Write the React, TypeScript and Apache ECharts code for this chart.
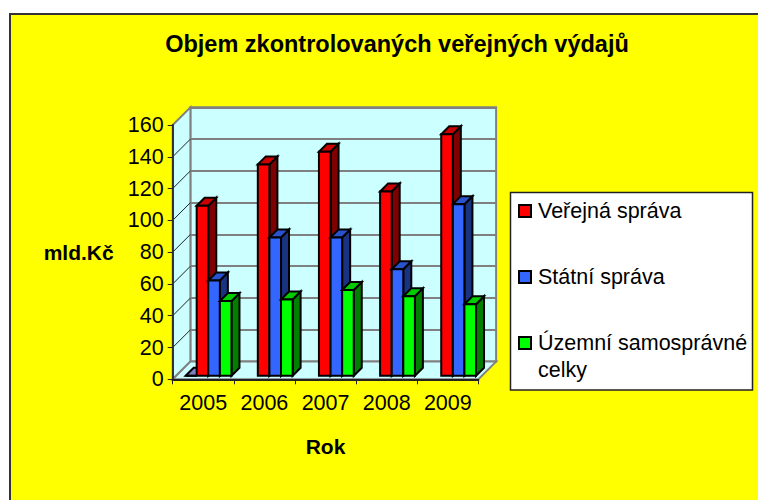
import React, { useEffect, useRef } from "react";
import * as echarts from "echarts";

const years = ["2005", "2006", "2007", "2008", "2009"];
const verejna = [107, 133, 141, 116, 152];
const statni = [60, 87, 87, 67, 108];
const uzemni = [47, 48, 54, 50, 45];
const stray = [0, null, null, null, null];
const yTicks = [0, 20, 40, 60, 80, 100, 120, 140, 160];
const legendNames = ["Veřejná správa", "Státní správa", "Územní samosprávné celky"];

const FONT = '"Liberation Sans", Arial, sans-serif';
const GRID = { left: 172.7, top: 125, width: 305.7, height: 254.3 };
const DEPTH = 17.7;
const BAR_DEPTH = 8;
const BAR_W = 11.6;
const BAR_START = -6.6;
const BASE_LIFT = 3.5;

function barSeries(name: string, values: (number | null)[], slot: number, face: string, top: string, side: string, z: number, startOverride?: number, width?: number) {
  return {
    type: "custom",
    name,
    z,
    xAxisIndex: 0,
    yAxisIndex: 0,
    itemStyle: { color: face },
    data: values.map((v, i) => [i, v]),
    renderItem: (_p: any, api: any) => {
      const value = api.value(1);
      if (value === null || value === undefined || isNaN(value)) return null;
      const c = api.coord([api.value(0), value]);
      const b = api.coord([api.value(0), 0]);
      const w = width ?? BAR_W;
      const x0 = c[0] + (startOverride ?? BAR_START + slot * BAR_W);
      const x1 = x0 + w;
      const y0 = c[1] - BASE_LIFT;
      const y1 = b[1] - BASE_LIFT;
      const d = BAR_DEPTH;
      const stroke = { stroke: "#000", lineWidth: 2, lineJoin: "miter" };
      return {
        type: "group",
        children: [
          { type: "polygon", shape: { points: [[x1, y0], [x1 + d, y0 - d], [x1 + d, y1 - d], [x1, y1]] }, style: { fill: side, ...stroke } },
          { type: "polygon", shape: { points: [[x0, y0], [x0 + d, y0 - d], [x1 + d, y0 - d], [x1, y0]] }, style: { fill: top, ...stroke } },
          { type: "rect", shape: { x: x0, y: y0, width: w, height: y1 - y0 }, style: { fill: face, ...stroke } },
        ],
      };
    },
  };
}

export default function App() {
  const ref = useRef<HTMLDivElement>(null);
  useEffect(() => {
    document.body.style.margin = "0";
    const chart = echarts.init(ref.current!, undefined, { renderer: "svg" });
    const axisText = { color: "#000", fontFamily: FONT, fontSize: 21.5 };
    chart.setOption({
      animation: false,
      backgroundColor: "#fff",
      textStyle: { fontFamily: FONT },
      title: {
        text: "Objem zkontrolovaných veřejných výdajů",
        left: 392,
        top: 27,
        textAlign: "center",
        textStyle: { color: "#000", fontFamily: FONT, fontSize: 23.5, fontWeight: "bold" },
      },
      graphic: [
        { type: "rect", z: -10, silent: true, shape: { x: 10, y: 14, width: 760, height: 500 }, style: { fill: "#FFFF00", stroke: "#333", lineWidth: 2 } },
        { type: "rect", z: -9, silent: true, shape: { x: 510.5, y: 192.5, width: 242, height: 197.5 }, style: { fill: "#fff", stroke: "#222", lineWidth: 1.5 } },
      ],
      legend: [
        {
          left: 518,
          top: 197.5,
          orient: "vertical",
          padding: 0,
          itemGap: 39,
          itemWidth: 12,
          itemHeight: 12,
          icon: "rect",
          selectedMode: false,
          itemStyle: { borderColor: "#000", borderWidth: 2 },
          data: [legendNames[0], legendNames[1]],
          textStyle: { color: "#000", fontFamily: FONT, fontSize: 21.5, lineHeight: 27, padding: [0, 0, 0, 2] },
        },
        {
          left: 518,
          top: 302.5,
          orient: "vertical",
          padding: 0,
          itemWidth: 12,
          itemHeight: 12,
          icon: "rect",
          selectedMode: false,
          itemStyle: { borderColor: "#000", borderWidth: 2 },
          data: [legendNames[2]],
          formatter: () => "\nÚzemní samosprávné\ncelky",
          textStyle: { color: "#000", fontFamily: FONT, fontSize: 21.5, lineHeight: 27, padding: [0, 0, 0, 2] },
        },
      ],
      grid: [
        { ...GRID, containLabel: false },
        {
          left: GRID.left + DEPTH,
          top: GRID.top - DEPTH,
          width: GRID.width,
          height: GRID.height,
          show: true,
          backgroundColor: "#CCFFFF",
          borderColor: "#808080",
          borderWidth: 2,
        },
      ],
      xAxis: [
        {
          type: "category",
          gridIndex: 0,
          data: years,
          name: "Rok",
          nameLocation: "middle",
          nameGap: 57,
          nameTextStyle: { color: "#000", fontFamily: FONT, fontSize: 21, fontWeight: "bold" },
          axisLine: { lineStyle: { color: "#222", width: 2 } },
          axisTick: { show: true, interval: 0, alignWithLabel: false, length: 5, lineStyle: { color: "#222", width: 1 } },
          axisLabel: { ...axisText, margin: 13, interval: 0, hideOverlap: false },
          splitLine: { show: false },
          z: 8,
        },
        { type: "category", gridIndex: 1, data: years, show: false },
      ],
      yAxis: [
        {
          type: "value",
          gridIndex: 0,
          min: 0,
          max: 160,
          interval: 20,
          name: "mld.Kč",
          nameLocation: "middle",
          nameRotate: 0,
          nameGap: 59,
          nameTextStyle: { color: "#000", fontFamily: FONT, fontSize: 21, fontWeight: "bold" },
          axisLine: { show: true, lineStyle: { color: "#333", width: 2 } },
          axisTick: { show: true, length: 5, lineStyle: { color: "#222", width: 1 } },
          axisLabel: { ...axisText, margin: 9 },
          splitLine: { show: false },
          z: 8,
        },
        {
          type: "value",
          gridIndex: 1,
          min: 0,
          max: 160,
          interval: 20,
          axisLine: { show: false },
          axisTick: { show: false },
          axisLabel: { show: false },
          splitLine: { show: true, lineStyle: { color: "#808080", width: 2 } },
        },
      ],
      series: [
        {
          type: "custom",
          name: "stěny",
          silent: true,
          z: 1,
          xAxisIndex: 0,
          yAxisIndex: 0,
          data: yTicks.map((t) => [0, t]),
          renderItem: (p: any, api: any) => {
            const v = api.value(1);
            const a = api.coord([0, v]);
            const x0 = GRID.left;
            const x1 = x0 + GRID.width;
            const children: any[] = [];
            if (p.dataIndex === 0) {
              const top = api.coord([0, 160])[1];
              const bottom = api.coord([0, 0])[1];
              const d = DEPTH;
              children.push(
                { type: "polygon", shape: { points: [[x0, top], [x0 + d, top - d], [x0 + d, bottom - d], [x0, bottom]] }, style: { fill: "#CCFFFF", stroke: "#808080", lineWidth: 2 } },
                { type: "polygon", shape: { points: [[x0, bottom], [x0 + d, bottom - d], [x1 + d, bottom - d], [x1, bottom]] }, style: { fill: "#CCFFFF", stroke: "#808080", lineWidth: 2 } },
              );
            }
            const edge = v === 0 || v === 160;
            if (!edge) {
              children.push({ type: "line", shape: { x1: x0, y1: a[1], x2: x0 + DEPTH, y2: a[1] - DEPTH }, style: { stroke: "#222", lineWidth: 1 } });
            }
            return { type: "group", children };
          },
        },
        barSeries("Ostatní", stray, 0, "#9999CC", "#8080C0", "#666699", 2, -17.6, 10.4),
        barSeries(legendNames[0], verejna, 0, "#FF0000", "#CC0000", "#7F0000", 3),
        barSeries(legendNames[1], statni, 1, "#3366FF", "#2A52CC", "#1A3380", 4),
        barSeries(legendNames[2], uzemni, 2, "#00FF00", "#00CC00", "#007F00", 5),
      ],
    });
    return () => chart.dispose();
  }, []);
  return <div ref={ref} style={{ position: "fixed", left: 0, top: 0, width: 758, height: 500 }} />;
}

SHORT PROBLEM:
All of the material above is to be copied exactly, except for its images.

WORKED SOLUTION:
Write the React, TypeScript and Apache ECharts code for this chart.
import React, { useEffect, useRef } from "react";
import * as echarts from "echarts";

const years = ["2005", "2006", "2007", "2008", "2009"];
const verejna = [107, 133, 141, 116, 152];
const statni = [60, 87, 87, 67, 108];
const uzemni = [47, 48, 54, 50, 45];
const stray = [0, null, null, null, null];
const yTicks = [0, 20, 40, 60, 80, 100, 120, 140, 160];
const legendNames = ["Veřejná správa", "Státní správa", "Územní samosprávné celky"];

const FONT = '"Liberation Sans", Arial, sans-serif';
const GRID = { left: 172.7, top: 125, width: 305.7, height: 254.3 };
const DEPTH = 17.7;
const BAR_DEPTH = 8;
const BAR_W = 11.6;
const BAR_START = -6.6;
const BASE_LIFT = 3.5;

function barSeries(name: string, values: (number | null)[], slot: number, face: string, top: string, side: string, z: number, startOverride?: number, width?: number) {
  return {
    type: "custom",
    name,
    z,
    xAxisIndex: 0,
    yAxisIndex: 0,
    itemStyle: { color: face },
    data: values.map((v, i) => [i, v]),
    renderItem: (_p: any, api: any) => {
      const value = api.value(1);
      if (value === null || value === undefined || isNaN(value)) return null;
      const c = api.coord([api.value(0), value]);
      const b = api.coord([api.value(0), 0]);
      const w = width ?? BAR_W;
      const x0 = c[0] + (startOverride ?? BAR_START + slot * BAR_W);
      const x1 = x0 + w;
      const y0 = c[1] - BASE_LIFT;
      const y1 = b[1] - BASE_LIFT;
      const d = BAR_DEPTH;
      const stroke = { stroke: "#000", lineWidth: 2, lineJoin: "miter" };
      return {
        type: "group",
        children: [
          { type: "polygon", shape: { points: [[x1, y0], [x1 + d, y0 - d], [x1 + d, y1 - d], [x1, y1]] }, style: { fill: side, ...stroke } },
          { type: "polygon", shape: { points: [[x0, y0], [x0 + d, y0 - d], [x1 + d, y0 - d], [x1, y0]] }, style: { fill: top, ...stroke } },
          { type: "rect", shape: { x: x0, y: y0, width: w, height: y1 - y0 }, style: { fill: face, ...stroke } },
        ],
      };
    },
  };
}

export default function App() {
  const ref = useRef<HTMLDivElement>(null);
  useEffect(() => {
    document.body.style.margin = "0";
    const chart = echarts.init(ref.current!, undefined, { renderer: "svg" });
    const axisText = { color: "#000", fontFamily: FONT, fontSize: 21.5 };
    chart.setOption({
      animation: false,
      backgroundColor: "#fff",
      textStyle: { fontFamily: FONT },
      title: {
        text: "Objem zkontrolovaných veřejných výdajů",
        left: 392,
        top: 27,
        textAlign: "center",
        textStyle: { color: "#000", fontFamily: FONT, fontSize: 23.5, fontWeight: "bold" },
      },
      graphic: [
        { type: "rect", z: -10, silent: true, shape: { x: 10, y: 14, width: 760, height: 500 }, style: { fill: "#FFFF00", stroke: "#333", lineWidth: 2 } },
        { type: "rect", z: -9, silent: true, shape: { x: 510.5, y: 192.5, width: 242, height: 197.5 }, style: { fill: "#fff", stroke: "#222", lineWidth: 1.5 } },
      ],
      legend: [
        {
          left: 518,
          top: 197.5,
          orient: "vertical",
          padding: 0,
          itemGap: 39,
          itemWidth: 12,
          itemHeight: 12,
          icon: "rect",
          selectedMode: false,
          itemStyle: { borderColor: "#000", borderWidth: 2 },
          data: [legendNames[0], legendNames[1]],
          textStyle: { color: "#000", fontFamily: FONT, fontSize: 21.5, lineHeight: 27, padding: [0, 0, 0, 2] },
        },
        {
          left: 518,
          top: 302.5,
          orient: "vertical",
          padding: 0,
          itemWidth: 12,
          itemHeight: 12,
          icon: "rect",
          selectedMode: false,
          itemStyle: { borderColor: "#000", borderWidth: 2 },
          data: [legendNames[2]],
          formatter: () => "\nÚzemní samosprávné\ncelky",
          textStyle: { color: "#000", fontFamily: FONT, fontSize: 21.5, lineHeight: 27, padding: [0, 0, 0, 2] },
        },
      ],
      grid: [
        { ...GRID, containLabel: false },
        {
          left: GRID.left + DEPTH,
          top: GRID.top - DEPTH,
          width: GRID.width,
          height: GRID.height,
          show: true,
          backgroundColor: "#CCFFFF",
          borderColor: "#808080",
          borderWidth: 2,
        },
      ],
      xAxis: [
        {
          type: "category",
          gridIndex: 0,
          data: years,
          name: "Rok",
          nameLocation: "middle",
          nameGap: 57,
          nameTextStyle: { color: "#000", fontFamily: FONT, fontSize: 21, fontWeight: "bold" },
          axisLine: { lineStyle: { color: "#222", width: 2 } },
          axisTick: { show: true, interval: 0, alignWithLabel: false, length: 5, lineStyle: { color: "#222", width: 1 } },
          axisLabel: { ...axisText, margin: 13, interval: 0, hideOverlap: false },
          splitLine: { show: false },
          z: 8,
        },
        { type: "category", gridIndex: 1, data: years, show: false },
      ],
      yAxis: [
        {
          type: "value",
          gridIndex: 0,
          min: 0,
          max: 160,
          interval: 20,
          name: "mld.Kč",
          nameLocation: "middle",
          nameRotate: 0,
          nameGap: 59,
          nameTextStyle: { color: "#000", fontFamily: FONT, fontSize: 21, fontWeight: "bold" },
          axisLine: { show: true, lineStyle: { color: "#333", width: 2 } },
          axisTick: { show: true, length: 5, lineStyle: { color: "#222", width: 1 } },
          axisLabel: { ...axisText, margin: 9 },
          splitLine: { show: false },
          z: 8,
        },
        {
          type: "value",
          gridIndex: 1,
          min: 0,
          max: 160,
          interval: 20,
          axisLine: { show: false },
          axisTick: { show: false },
          axisLabel: { show: false },
          splitLine: { show: true, lineStyle: { color: "#808080", width: 2 } },
        },
      ],
      series: [
        {
          type: "custom",
          name: "stěny",
          silent: true,
          z: 1,
          xAxisIndex: 0,
          yAxisIndex: 0,
          data: yTicks.map((t) => [0, t]),
          renderItem: (p: any, api: any) => {
            const v = api.value(1);
            const a = api.coord([0, v]);
            const x0 = GRID.left;
            const x1 = x0 + GRID.width;
            const children: any[] = [];
            if (p.dataIndex === 0) {
              const top = api.coord([0, 160])[1];
              const bottom = api.coord([0, 0])[1];
              const d = DEPTH;
              children.push(
                { type: "polygon", shape: { points: [[x0, top], [x0 + d, top - d], [x0 + d, bottom - d], [x0, bottom]] }, style: { fill: "#CCFFFF", stroke: "#808080", lineWidth: 2 } },
                { type: "polygon", shape: { points: [[x0, bottom], [x0 + d, bottom - d], [x1 + d, bottom - d], [x1, bottom]] }, style: { fill: "#CCFFFF", stroke: "#808080", lineWidth: 2 } },
              );
            }
            const edge = v === 0 || v === 160;
            if (!edge) {
              children.push({ type: "line", shape: { x1: x0, y1: a[1], x2: x0 + DEPTH, y2: a[1] - DEPTH }, style: { stroke: "#222", lineWidth: 1 } });
            }
            return { type: "group", children };
          },
        },
        barSeries("Ostatní", stray, 0, "#9999CC", "#8080C0", "#666699", 2, -17.6, 10.4),
        barSeries(legendNames[0], verejna, 0, "#FF0000", "#CC0000", "#7F0000", 3),
        barSeries(legendNames[1], statni, 1, "#3366FF", "#2A52CC", "#1A3380", 4),
        barSeries(legendNames[2], uzemni, 2, "#00FF00", "#00CC00", "#007F00", 5),
      ],
    });
    return () => chart.dispose();
  }, []);
  return <div ref={ref} style={{ position: "fixed", left: 0, top: 0, width: 758, height: 500 }} />;
}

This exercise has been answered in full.